## EXERCISE DETAILS
Print the listing below from its opening line through the line holding "from plotly.subplots import make_subplots", both ends included.
-------- DATA
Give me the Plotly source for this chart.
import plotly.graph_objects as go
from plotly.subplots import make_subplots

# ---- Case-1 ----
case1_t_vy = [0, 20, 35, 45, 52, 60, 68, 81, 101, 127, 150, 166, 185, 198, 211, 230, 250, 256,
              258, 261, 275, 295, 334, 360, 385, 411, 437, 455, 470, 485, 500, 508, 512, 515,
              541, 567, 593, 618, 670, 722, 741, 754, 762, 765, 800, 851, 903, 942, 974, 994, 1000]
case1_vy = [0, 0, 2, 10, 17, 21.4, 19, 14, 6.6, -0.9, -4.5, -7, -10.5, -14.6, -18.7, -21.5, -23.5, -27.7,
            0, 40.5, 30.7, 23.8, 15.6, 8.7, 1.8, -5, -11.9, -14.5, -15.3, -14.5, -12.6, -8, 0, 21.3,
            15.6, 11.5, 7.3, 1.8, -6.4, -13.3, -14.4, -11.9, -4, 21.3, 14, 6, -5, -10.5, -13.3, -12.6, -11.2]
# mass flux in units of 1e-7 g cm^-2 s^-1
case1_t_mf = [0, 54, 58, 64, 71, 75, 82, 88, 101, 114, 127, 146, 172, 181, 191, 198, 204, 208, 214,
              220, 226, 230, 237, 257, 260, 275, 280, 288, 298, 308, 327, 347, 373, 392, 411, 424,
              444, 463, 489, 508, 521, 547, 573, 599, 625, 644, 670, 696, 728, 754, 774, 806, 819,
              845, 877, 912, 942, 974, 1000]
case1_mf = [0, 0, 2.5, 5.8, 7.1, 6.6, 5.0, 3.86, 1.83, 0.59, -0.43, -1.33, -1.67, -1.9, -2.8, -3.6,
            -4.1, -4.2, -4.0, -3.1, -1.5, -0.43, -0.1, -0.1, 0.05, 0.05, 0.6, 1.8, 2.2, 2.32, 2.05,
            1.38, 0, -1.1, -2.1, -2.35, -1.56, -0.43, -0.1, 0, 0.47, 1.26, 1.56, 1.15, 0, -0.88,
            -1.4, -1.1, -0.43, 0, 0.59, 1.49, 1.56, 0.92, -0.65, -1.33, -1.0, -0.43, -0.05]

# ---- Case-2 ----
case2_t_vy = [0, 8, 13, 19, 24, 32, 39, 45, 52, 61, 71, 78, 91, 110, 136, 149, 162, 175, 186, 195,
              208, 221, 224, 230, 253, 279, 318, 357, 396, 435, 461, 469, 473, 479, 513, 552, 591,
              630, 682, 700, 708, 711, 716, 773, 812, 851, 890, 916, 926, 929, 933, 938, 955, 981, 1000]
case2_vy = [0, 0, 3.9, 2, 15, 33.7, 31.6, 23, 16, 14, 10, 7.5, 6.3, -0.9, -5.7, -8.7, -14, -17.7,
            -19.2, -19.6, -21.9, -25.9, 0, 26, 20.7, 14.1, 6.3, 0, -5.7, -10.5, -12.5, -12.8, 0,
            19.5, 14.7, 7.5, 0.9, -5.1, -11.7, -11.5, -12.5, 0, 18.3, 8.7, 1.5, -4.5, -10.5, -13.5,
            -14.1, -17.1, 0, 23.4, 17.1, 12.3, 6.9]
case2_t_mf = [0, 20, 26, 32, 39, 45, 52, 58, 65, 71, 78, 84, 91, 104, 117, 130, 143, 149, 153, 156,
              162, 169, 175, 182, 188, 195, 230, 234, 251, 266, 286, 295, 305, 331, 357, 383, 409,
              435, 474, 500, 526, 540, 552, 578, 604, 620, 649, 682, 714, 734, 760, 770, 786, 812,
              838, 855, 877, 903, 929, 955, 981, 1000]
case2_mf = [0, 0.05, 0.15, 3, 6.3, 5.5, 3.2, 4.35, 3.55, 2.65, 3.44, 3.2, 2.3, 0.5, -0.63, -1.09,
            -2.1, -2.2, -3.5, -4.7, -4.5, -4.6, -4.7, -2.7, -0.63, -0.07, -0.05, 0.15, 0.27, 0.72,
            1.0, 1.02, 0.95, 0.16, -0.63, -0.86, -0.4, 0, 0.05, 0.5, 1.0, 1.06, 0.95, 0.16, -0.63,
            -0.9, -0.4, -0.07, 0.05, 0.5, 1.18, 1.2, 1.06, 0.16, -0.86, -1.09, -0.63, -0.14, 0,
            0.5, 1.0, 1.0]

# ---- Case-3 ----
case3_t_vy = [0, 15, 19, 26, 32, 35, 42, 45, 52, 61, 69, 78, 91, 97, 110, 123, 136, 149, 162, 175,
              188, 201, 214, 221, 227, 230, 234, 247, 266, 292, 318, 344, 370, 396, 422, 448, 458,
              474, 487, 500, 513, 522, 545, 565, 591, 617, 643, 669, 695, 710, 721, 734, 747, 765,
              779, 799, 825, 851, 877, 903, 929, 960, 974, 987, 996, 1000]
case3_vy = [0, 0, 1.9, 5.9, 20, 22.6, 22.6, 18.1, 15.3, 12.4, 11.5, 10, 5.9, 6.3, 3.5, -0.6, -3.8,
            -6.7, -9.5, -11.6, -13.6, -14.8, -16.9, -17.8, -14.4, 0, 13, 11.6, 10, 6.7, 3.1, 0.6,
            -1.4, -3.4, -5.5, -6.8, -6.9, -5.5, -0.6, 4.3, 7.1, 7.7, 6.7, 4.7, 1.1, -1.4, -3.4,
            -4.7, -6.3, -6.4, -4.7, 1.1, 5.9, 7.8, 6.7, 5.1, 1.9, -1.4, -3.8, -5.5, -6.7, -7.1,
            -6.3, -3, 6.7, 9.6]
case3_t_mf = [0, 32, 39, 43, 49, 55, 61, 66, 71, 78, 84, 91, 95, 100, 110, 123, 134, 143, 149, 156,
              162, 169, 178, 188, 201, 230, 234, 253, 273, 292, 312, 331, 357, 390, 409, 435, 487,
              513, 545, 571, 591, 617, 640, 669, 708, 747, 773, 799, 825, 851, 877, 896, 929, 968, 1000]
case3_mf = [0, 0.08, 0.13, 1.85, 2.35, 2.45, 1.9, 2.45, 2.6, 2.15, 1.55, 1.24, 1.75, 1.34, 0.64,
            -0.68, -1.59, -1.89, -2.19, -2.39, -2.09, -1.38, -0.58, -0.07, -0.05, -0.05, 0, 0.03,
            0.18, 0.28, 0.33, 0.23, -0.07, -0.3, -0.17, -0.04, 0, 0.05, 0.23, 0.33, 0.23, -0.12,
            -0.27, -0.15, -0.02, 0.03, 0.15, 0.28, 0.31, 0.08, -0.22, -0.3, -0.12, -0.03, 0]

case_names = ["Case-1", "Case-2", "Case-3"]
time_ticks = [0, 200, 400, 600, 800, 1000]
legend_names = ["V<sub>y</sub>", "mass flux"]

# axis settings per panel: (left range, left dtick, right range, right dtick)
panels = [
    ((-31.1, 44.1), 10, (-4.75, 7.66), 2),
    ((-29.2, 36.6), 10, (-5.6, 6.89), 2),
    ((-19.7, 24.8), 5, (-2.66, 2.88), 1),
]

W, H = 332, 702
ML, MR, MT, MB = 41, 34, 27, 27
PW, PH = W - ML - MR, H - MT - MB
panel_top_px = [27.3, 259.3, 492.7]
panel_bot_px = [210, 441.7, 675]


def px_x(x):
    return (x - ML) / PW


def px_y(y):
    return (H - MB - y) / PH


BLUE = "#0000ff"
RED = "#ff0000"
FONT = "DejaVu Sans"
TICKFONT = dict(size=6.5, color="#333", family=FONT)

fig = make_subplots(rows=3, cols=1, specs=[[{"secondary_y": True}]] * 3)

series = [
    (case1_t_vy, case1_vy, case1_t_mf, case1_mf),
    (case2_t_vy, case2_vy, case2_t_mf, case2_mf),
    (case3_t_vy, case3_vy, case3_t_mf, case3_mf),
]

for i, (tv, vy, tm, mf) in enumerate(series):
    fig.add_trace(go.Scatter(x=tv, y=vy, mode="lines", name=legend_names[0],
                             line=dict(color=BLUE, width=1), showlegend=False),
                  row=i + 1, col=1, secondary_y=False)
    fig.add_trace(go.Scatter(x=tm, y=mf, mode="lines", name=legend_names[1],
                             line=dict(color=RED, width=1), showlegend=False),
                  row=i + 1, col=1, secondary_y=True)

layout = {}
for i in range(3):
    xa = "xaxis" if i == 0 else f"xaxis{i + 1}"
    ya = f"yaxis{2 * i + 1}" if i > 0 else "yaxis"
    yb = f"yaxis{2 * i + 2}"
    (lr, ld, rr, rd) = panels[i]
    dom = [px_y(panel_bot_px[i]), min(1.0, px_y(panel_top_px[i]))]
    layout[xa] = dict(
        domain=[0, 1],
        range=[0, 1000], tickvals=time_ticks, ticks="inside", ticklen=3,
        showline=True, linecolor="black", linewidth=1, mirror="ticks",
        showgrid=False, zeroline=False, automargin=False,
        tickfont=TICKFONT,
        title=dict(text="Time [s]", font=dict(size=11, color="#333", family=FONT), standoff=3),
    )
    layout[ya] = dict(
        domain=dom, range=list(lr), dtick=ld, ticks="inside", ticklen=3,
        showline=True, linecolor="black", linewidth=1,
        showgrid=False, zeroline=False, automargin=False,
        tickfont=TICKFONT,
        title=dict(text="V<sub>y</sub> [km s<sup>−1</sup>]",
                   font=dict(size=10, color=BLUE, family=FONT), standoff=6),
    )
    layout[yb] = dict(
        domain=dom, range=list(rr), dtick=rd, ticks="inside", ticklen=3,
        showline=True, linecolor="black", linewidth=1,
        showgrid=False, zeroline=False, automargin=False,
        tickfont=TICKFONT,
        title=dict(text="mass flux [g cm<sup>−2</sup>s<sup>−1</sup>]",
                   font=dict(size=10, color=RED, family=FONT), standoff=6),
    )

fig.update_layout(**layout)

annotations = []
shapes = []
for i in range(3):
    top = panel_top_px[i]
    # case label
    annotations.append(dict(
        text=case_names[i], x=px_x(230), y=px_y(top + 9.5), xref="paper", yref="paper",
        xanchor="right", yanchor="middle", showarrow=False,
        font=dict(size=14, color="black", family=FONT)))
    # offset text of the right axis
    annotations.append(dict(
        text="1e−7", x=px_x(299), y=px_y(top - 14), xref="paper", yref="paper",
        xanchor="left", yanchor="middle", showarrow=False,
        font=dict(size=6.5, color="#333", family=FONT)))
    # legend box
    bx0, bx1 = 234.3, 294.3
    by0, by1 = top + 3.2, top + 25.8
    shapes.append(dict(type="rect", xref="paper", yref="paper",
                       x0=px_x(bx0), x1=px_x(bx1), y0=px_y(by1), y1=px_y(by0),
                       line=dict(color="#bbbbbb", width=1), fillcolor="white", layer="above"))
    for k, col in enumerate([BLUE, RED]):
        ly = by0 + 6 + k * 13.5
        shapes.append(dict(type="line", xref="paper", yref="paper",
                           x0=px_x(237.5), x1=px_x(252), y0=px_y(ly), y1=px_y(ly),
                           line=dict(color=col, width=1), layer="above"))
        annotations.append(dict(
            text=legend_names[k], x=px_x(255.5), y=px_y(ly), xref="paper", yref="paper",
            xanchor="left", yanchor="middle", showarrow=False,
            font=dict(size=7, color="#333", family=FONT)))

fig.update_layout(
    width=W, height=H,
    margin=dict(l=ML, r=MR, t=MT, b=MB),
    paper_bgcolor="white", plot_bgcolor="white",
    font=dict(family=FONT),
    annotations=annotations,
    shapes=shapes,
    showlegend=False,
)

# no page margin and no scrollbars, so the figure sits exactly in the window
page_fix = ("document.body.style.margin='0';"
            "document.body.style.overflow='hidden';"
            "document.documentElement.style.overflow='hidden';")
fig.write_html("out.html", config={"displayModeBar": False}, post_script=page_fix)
----------------
## RESPONSE
Give me the Plotly source for this chart.
import plotly.graph_objects as go
from plotly.subplots import make_subplots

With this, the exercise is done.